RAW DATA start

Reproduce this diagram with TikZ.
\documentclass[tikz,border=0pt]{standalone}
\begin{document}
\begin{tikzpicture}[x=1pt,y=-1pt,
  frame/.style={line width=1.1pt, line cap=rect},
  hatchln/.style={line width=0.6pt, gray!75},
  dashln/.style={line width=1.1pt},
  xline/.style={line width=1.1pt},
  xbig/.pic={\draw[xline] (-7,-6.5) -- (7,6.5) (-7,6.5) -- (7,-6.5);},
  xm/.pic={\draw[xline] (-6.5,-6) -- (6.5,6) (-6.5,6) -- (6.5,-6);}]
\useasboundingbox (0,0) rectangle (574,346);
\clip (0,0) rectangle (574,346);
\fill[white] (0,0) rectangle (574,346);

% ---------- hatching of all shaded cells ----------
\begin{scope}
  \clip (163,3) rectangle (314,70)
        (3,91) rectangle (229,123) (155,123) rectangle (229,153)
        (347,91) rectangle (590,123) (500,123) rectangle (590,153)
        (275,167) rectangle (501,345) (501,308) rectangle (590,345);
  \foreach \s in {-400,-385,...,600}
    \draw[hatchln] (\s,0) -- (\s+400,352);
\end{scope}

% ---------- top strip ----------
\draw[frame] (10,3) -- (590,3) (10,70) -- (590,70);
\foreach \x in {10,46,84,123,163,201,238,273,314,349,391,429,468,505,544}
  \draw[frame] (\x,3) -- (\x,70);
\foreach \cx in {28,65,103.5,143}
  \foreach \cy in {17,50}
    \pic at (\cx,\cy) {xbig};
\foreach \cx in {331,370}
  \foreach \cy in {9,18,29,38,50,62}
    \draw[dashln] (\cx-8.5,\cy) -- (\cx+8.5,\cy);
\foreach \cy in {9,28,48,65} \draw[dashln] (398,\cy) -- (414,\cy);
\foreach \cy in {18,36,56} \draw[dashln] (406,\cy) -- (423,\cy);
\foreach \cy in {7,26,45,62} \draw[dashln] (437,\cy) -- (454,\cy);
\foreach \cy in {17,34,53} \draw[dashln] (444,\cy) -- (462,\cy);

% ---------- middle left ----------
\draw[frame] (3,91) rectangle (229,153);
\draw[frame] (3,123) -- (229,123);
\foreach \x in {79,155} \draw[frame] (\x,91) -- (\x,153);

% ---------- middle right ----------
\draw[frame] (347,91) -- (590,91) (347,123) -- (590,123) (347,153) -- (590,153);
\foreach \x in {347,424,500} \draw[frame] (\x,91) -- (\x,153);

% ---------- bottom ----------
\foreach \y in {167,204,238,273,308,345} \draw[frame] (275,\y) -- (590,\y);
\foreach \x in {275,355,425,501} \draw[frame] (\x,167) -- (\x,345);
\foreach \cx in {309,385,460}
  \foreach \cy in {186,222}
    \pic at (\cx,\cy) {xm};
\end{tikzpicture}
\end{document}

RAW DATA end
RAW DATA start

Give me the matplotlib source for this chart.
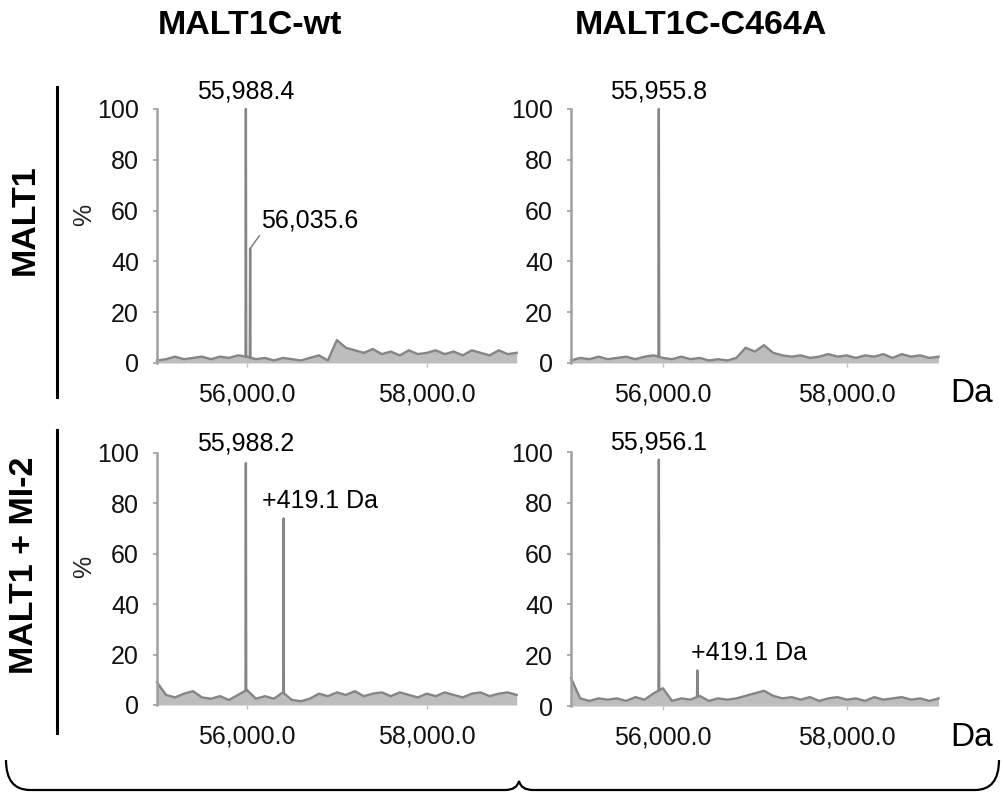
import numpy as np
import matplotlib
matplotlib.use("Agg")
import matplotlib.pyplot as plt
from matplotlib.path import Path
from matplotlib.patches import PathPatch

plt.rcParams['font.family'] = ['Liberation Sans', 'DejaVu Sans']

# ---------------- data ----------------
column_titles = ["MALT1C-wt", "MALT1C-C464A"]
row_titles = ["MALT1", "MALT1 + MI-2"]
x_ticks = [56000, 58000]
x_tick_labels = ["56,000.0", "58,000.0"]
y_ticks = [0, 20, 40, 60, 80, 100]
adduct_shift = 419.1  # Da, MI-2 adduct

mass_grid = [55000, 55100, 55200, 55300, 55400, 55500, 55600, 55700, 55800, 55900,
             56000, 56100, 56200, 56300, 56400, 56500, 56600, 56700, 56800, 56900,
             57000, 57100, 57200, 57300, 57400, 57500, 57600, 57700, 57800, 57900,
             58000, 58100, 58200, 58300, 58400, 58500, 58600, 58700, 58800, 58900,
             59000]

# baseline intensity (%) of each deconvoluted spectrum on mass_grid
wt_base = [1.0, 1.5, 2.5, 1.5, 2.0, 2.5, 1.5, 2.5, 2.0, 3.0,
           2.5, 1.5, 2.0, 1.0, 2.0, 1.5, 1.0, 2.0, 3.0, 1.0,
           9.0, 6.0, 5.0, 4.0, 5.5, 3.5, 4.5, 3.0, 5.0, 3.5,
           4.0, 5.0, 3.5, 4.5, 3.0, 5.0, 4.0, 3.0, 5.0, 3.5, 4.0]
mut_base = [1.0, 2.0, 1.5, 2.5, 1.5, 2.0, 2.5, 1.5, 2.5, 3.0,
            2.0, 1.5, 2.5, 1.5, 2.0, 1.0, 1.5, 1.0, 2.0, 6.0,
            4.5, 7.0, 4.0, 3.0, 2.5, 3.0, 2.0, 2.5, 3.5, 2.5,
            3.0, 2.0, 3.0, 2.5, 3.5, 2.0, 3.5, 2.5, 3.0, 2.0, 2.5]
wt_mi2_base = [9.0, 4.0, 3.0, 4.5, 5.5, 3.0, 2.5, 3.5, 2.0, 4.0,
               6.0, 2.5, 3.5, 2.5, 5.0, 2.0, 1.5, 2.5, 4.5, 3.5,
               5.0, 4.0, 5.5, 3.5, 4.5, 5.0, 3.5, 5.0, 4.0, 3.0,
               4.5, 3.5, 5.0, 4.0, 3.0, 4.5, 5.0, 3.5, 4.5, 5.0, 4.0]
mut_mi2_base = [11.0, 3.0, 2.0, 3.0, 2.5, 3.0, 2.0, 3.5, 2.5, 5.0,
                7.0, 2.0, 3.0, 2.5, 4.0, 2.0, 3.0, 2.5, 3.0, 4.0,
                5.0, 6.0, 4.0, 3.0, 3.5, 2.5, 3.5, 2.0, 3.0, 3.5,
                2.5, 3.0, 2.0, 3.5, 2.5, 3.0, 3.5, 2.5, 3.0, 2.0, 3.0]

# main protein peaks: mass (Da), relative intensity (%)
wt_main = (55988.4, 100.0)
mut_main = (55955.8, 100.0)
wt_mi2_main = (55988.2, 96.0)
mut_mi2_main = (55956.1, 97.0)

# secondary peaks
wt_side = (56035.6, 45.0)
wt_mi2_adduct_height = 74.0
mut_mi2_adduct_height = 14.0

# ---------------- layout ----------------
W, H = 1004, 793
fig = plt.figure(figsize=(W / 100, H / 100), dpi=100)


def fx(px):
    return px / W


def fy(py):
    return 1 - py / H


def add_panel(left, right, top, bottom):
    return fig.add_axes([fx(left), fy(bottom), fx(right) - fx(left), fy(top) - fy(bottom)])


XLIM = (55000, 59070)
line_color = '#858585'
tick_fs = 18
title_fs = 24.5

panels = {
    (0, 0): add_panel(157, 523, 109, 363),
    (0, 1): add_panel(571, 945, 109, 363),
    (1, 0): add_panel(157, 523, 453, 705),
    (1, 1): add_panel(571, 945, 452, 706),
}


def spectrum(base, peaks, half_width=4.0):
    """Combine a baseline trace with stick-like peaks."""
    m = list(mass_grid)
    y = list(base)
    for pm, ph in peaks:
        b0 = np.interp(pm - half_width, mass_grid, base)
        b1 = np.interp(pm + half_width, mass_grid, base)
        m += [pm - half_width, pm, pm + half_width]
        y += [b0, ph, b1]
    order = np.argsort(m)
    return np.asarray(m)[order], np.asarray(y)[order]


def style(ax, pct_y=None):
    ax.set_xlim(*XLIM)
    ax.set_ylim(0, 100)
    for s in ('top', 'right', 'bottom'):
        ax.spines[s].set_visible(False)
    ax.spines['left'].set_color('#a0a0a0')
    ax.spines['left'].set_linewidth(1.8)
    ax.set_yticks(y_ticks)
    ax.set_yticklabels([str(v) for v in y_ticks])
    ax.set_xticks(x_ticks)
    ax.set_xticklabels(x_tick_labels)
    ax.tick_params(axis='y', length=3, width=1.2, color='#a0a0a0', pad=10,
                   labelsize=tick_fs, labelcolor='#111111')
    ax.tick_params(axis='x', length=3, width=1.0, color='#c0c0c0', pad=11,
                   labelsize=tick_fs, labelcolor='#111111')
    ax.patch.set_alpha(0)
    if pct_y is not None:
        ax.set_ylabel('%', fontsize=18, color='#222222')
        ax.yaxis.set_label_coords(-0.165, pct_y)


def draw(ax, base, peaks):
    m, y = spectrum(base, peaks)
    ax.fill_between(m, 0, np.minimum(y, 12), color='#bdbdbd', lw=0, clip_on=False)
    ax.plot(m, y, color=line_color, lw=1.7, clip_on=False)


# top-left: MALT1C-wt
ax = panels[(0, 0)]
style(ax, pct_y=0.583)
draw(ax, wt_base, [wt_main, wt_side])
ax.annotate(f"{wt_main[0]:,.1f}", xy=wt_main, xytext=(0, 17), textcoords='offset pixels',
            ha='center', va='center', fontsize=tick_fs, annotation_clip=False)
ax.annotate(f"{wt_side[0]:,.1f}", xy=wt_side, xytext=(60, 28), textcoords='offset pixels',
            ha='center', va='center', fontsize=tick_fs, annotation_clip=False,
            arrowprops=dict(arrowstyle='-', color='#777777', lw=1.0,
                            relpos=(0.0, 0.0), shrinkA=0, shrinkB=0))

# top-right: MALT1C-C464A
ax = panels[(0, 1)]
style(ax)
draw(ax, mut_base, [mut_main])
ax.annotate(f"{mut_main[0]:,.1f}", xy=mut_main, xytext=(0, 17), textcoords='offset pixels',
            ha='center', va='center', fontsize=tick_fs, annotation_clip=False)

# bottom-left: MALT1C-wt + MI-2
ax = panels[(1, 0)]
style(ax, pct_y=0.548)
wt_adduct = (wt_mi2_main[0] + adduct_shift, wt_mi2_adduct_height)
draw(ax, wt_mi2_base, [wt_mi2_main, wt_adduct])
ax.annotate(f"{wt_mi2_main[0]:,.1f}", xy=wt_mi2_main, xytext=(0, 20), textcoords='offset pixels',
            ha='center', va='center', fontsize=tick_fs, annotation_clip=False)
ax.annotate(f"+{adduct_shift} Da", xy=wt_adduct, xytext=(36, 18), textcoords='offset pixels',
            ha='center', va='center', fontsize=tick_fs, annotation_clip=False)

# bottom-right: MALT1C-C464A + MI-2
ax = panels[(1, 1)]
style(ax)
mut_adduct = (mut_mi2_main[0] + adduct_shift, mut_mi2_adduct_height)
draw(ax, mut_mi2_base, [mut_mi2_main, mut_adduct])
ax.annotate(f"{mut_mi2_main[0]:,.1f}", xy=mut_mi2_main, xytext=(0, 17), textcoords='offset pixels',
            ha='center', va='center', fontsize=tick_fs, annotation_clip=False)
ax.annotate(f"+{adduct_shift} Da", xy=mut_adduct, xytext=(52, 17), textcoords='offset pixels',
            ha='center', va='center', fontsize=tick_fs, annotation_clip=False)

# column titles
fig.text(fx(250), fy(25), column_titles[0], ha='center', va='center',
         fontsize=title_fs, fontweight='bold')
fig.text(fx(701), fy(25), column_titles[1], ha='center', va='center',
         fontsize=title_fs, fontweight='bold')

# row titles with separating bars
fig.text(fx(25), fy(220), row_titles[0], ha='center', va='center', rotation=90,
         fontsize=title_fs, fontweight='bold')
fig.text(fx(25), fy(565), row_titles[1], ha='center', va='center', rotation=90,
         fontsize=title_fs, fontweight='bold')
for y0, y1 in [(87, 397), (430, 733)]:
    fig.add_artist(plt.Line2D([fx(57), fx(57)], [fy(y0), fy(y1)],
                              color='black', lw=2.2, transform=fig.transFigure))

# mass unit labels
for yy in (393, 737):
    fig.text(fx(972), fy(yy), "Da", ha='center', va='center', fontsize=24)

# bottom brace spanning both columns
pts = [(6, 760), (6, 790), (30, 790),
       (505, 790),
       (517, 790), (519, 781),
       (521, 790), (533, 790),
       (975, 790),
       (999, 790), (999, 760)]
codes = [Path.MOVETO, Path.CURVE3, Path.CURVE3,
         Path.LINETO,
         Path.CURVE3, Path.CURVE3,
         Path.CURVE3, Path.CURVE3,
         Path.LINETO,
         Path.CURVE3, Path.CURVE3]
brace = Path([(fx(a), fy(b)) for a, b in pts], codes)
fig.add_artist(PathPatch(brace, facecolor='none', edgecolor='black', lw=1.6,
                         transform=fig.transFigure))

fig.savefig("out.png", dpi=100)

RAW DATA end

- _DIRECTION_
Using the listing above, show each line holding the string "this".

- _ANSWER FOR THE TASK_
Reproduce this diagram with TikZ.
Give me the matplotlib source for this chart.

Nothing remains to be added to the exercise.